← Back to context

Comment by m4rtink

6 years ago

Can't you over provision even just by creating too many many snapshots ? Even if you never make the filesystems bigger then the backing pool, the snapshots will allocate some blocks from the pool and over time, boom.

Snapshots can't cause over-provisioning, not for file systems. If I mutate my data and keep snapshots forever, eventually my pool will run out of free space. But that's not a problem of over-provisioning, that's just running out of space.

With ZFS, if I take a snapshot and then delete 10GB of data my file system will appear to have shrunk by 10GB. If I compare the output of df before and after deleting the data, df will tell me that "size" and "used" have decreased by 10GB while "available" remained constant.

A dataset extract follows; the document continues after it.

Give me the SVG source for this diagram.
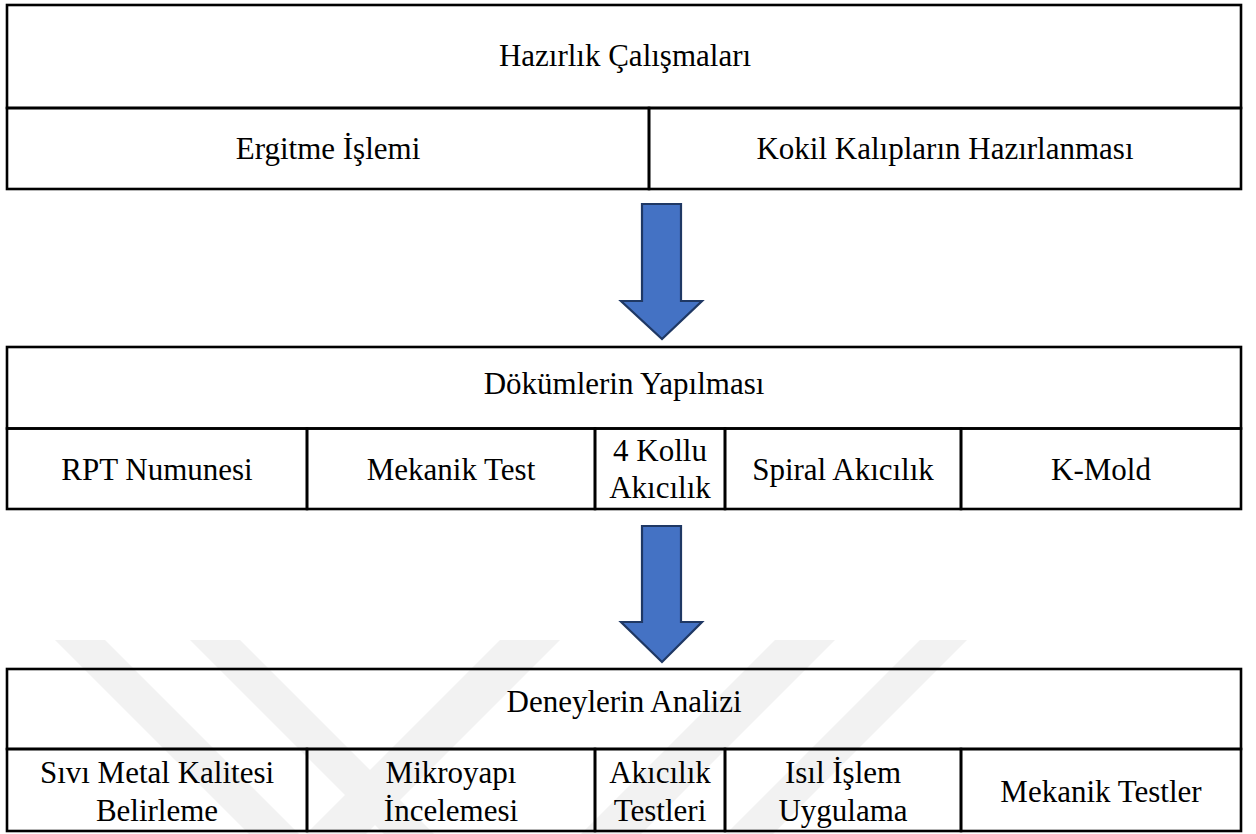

Once the snapshot is deleted that 10GB will be made available again and the "size" and "available" columns in df will increase. It avoids over-provisioning by never promising more available space than it can guarantee you're able to write.

I think you're trying to relate ZFS too much to how LVM works, where LVM is just a volume manager that exposes virtual devices. The analogue to thin provisioned LVM volumes is thin-provisioned zvols, not regular ZFS file systems. I can choose to use ZFS in place of LVM as a volume manager with XFS as my file system. Over-provisioned zvols+XFS will have functionally equivalent problems as over-provisioned LVM+XFS.

ZFS doesn't work this way. The free blocks in the ZFS pool are available to all datasets (filesystems). The datasets themselves don't take up any space up front until you add data to them. Snapshots don't take up any space initially. They only take up space when the original dataset is modified, and altered blocks are moved onto a "deadlist". Since the modification allocates new blocks, if the pool runs out of space it will simply return ENOSPC at some point. There's no possibility of over-provisioning.

ZFS has quotas and reservations. The former is a maximum allocation for a dataset. The latter is a minimum guaranteed allocation. Neither actually allocate blocks from the pool. These don't relate in any comparable way to how LVM works. They are just numbers to check when allocating blocks.